Frequently asked questions about Inattentional Blindness

What is inattentional blindness in AP Psychology?

It's the failure to notice a visible but unexpected stimulus because your attention is occupied by another task. It falls under Topic 3.2, Principles of Perception, and shows that perception depends on attention.

Is inattentional blindness a problem with your eyes?

No. Vision is completely normal; the stimulus reaches the retina but never gets processed into conscious awareness because attention is directed elsewhere. That's why it's classified as a perception and attention concept, not a sensation deficit.

What's the difference between inattentional blindness and change blindness?

Inattentional blindness is missing an object entirely while focused on something else, like not seeing the gorilla in the Simons and Chabris study. Change blindness is failing to detect that something in a scene changed, often across an interruption.

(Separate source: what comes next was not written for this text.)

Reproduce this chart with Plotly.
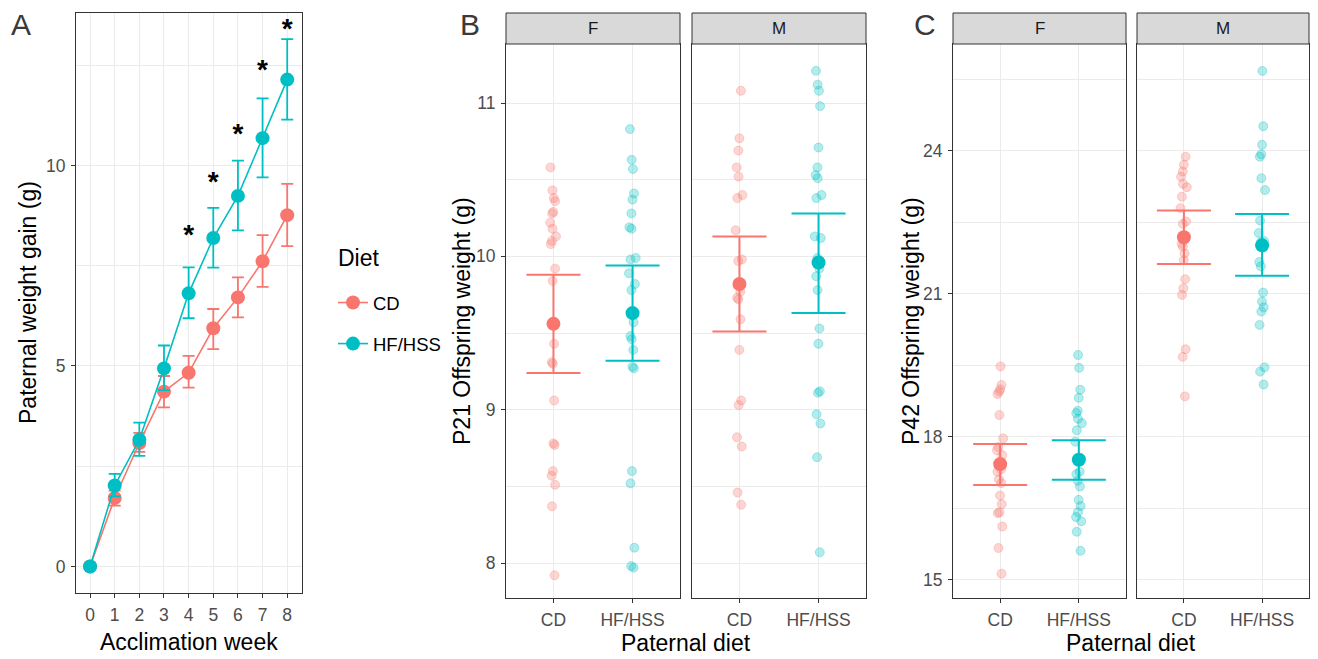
import plotly.graph_objects as go

# page body adds an 8px margin; figure coordinates below are given in screen pixels
OFF = 8
W, H = 1318 - 2 * OFF, 659 - OFF
FONT = "Liberation Sans"
CD_COLOR = "#F8766D"
HF_COLOR = "#00BFC4"
CD_ALPHA = "rgba(248,118,109,0.3)"
HF_ALPHA = "rgba(0,191,196,0.3)"

# ---------------- Panel A data ----------------
weeks = [0, 1, 2, 3, 4, 5, 6, 7, 8]
cd_mean = [0, 1.71, 3.08, 4.36, 4.83, 5.94, 6.71, 7.61, 8.76]
cd_lo = [0, 1.52, 2.86, 3.97, 4.46, 5.42, 6.21, 6.97, 7.99]
cd_hi = [0, 1.89, 3.33, 4.75, 5.25, 6.42, 7.21, 8.26, 9.54]
hf_mean = [0, 2.02, 3.16, 4.94, 6.81, 8.19, 9.24, 10.68, 12.14]
hf_lo = [0, 1.75, 2.76, 4.40, 6.19, 7.45, 8.38, 9.70, 11.14]
hf_hi = [0, 2.31, 3.59, 5.51, 7.46, 8.94, 10.12, 11.67, 13.15]
star_weeks = [4, 5, 6, 7, 8]
star_y = [8.22, 9.54, 10.74, 12.34, 13.36]

# ---------------- Panel B data (P21) ----------------
categories = ["CD", "HF/HSS"]
b_f_cd = [10.58, 10.43, 10.38, 10.36, 10.29, 10.28, 10.22, 10.18, 10.13, 10.10, 10.08, 9.92,
          9.84, 9.43, 9.31, 9.30, 9.06, 8.78, 8.77, 8.60, 8.57, 8.51, 8.37, 7.92]
b_f_hf = [10.83, 10.63, 10.57, 10.41, 10.37, 10.28, 10.19, 10.18, 9.99, 9.98, 9.89, 9.82,
          9.78, 9.57, 9.48, 9.46, 9.39, 9.28, 9.27, 8.60, 8.52, 8.10, 7.98, 7.97]
b_m_cd = [11.08, 10.77, 10.69, 10.58, 10.52, 10.40, 10.38, 10.17, 9.98, 9.97, 9.77, 9.73,
          9.72, 9.59, 9.39, 9.06, 9.03, 8.82, 8.76, 8.46, 8.38]
b_m_hf = [11.21, 11.12, 11.08, 10.98, 10.71, 10.58, 10.53, 10.51, 10.40, 10.38, 10.13, 10.12,
          9.99, 9.92, 9.87, 9.78, 9.53, 9.43, 9.12, 9.11, 8.97, 8.91, 8.69, 8.07]
# mean, lower, upper  (CD, HF/HSS)
b_f_stats = [(9.56, 9.24, 9.88), (9.63, 9.32, 9.94)]
b_m_stats = [(9.82, 9.51, 10.13), (9.96, 9.63, 10.28)]

# ---------------- Panel C data (P42) ----------------
c_f_cd = [19.48, 19.09, 19.00, 18.95, 18.90, 18.46, 17.97, 17.79, 17.72, 17.62, 17.45, 17.32,
          17.27, 17.11, 17.03, 16.77, 16.59, 16.42, 16.40, 16.12, 15.67, 15.13]
c_f_hf = [19.72, 19.45, 18.99, 18.82, 18.55, 18.50, 18.38, 18.29, 18.14, 17.90, 17.55, 17.50,
          17.27, 17.22, 17.08, 16.96, 16.68, 16.55, 16.42, 16.32, 16.23, 16.01, 15.61]
c_m_cd = [23.88, 23.71, 23.57, 23.46, 23.31, 23.24, 23.04, 22.80, 22.52, 22.47, 22.15, 22.05,
          21.99, 21.85, 21.71, 21.31, 21.12, 20.98, 19.84, 19.68, 18.85]
c_m_hf = [25.68, 24.52, 24.13, 23.93, 23.88, 23.43, 23.18, 22.54, 22.28, 22.11, 22.09, 21.97,
          21.67, 21.58, 21.03, 20.84, 20.72, 20.63, 20.35, 19.46, 19.37, 19.10]
c_f_stats = [(17.43, 16.99, 17.85), (17.52, 17.10, 17.93)]
c_m_stats = [(22.19, 21.63, 22.75), (22.02, 21.38, 22.68)]

facet_labels = ["F", "M"]


def fx(p):
    return (p - OFF) / W


def fy(p):
    return 1 - (p - OFF) / H


fig = go.Figure()

# ---------------- Panel A traces ----------------
for name, mean, lo, hi, col in [("CD", cd_mean, cd_lo, cd_hi, CD_COLOR),
                                ("HF/HSS", hf_mean, hf_lo, hf_hi, HF_COLOR)]:
    fig.add_trace(go.Scatter(
        x=weeks, y=mean, mode="lines+markers", name=name, legendgroup=name,
        line=dict(color=col, width=1.6), marker=dict(size=14, color=col),
        error_y=dict(type="data", symmetric=False,
                     array=[h - m for h, m in zip(hi, mean)],
                     arrayminus=[m - l for m, l in zip(mean, lo)],
                     color=col, thickness=1.8, width=6),
        xaxis="x", yaxis="y", hoverinfo="skip"))

fig.add_trace(go.Scatter(
    x=star_weeks, y=star_y, mode="text", text=["*"] * len(star_weeks),
    textposition="middle center",
    textfont=dict(size=28, color="black", family=FONT, weight="bold"),
    showlegend=False, xaxis="x", yaxis="y", cliponaxis=False, hoverinfo="skip"))

# ---------------- Facet traces ----------------
facets = [
    ("x2", "y2", b_f_cd, b_f_hf, b_f_stats),
    ("x3", "y3", b_m_cd, b_m_hf, b_m_stats),
    ("x4", "y4", c_f_cd, c_f_hf, c_f_stats),
    ("x5", "y5", c_m_cd, c_m_hf, c_m_stats),
]
for xa, ya, cdv, hfv, stats in facets:
    for cat, vals, col, alpha in [("CD", cdv, CD_COLOR, CD_ALPHA), ("HF/HSS", hfv, HF_COLOR, HF_ALPHA)]:
        fig.add_trace(go.Box(
            x=[cat] * len(vals), y=vals, boxpoints="all", jitter=0.2, pointpos=0,
            fillcolor="rgba(0,0,0,0)", line=dict(color="rgba(0,0,0,0)", width=0),
            marker=dict(size=9, color=alpha, line=dict(color=alpha, width=1)),
            showlegend=False, hoverinfo="skip", xaxis=xa, yaxis=ya))
    for cat, (m, lo, hi), col in zip(categories, stats, [CD_COLOR, HF_COLOR]):
        fig.add_trace(go.Scatter(
            x=[cat], y=[m], mode="markers", marker=dict(size=14, color=col),
            error_y=dict(type="data", symmetric=False, array=[hi - m], arrayminus=[m - lo],
                         color=col, thickness=2, width=27),
            showlegend=False, hoverinfo="skip", xaxis=xa, yaxis=ya))

# ---------------- Axes ----------------
common = dict(showline=True, mirror=True, linecolor="#333333", linewidth=1,
              ticks="outside", tickcolor="#333333", ticklen=4, tickwidth=1,
              showgrid=True, gridcolor="#EBEBEB", gridwidth=1.2, zeroline=False,
              ticklabelstandoff=2,
              tickfont=dict(size=17.5, color="#4D4D4D", family=FONT))

A_top, A_bot = 13, 593
F_top, F_bot = 44, 598
S_top = 13

layout_axes = {}
layout_axes["xaxis"] = dict(domain=[fx(76), fx(302)], range=[-0.57, 8.6], dtick=1, tick0=0,
                            anchor="y", **common)
layout_axes["yaxis"] = dict(domain=[fy(A_bot), fy(A_top)], range=[-0.66, 13.8], dtick=5, tick0=0,
                            anchor="x", minor=dict(dtick=2.5, showgrid=True, gridcolor="#EBEBEB",
                                                   gridwidth=0.6), **common)

facet_x = [(506, 680), (692, 866), (953, 1126), (1137, 1309)]
yranges = [[7.772, 11.385], [7.772, 11.385], [14.62, 26.245], [14.62, 26.245]]
ydticks = [(1, 0.5), (1, 0.5), (3, 1.5), (3, 1.5)]
for i, ((x0, x1), yr, (dt, mdt)) in enumerate(zip(facet_x, yranges, ydticks)):
    n = i + 2
    layout_axes[f"xaxis{n}"] = dict(domain=[fx(x0), fx(x1)], type="category",
                                    categoryorder="array", categoryarray=categories,
                                    range=[-0.6, 1.6], anchor=f"y{n}", **common)
    ycfg = dict(domain=[fy(F_bot), fy(F_top)], range=yr, dtick=dt, tick0=0, anchor=f"x{n}",
                minor=dict(dtick=mdt, showgrid=True, gridcolor="#EBEBEB", gridwidth=0.6), **common)
    if i in (1, 3):
        ycfg["showticklabels"] = False
        ycfg["ticks"] = ""
    layout_axes[f"yaxis{n}"] = ycfg

# ---------------- Strips ----------------
shapes = []
annotations = []
for i, (x0, x1) in enumerate(facet_x):
    shapes.append(dict(type="rect", xref="paper", yref="paper", x0=fx(x0), x1=fx(x1),
                       y0=fy(F_top), y1=fy(S_top), fillcolor="#D9D9D9",
                       line=dict(color="#333333", width=1), layer="above"))
    annotations.append(dict(xref="paper", yref="paper", x=fx((x0 + x1) / 2), y=fy((S_top + F_top) / 2),
                            text=facet_labels[i % 2], showarrow=False,
                            font=dict(size=17, color="#1A1A1A", family=FONT),
                            xanchor="center", yanchor="middle"))

title_font = dict(size=23, color="black", family=FONT)
for txt, x, y, ang in [("Paternal weight gain (g)", 28, 303, -90),
                       ("P21 Offspring weight (g)", 462, 321, -90),
                       ("P42 Offspring weight (g)", 911, 321, -90),
                       ("Acclimation week", 189, 642, 0),
                       ("Paternal diet", 686, 643, 0),
                       ("Paternal diet", 1131, 643, 0)]:
    annotations.append(dict(xref="paper", yref="paper", x=fx(x), y=fy(y), text=txt,
                            textangle=ang, showarrow=False, font=title_font,
                            xanchor="center", yanchor="middle"))

for txt, x in [("A", 21), ("B", 470), ("C", 925)]:
    annotations.append(dict(xref="paper", yref="paper", x=fx(x), y=fy(24), text=txt,
                            showarrow=False, font=dict(size=30, color="#3A3A3A", family=FONT),
                            xanchor="center", yanchor="middle"))

# legend title
annotations.append(dict(xref="paper", yref="paper", x=fx(336), y=fy(258), text="Diet",
                        showarrow=False, font=dict(size=23, color="black", family=FONT),
                        xanchor="left", yanchor="middle"))

fig.update_layout(
    width=W, height=H, margin=dict(l=0, r=0, t=0, b=0),
    paper_bgcolor="white", plot_bgcolor="white",
    font=dict(family=FONT),
    shapes=shapes, annotations=annotations,
    legend=dict(x=fx(333), y=fy(284), xanchor="left", yanchor="top",
                font=dict(size=18.5, color="black", family=FONT),
                itemwidth=30, tracegroupgap=14, bgcolor="rgba(0,0,0,0)"),
    showlegend=True,
    **layout_axes,
)

fig.write_html("out.html")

What is the gorilla experiment in psychology?

In the Simons and Chabris study, participants counted basketball passes in a video while a person in a gorilla suit walked through the middle of the scene. About half never saw the gorilla, making it the classic demonstration of inattentional blindness.

How is inattentional blindness different from selective attention?

Selective attention is the process of focusing on one input while filtering out others; inattentional blindness is the cost of that filtering, the visible things you fail to perceive. Exam stems about what you focused on point to selective attention, while stems about what you missed point to inattentional blindness.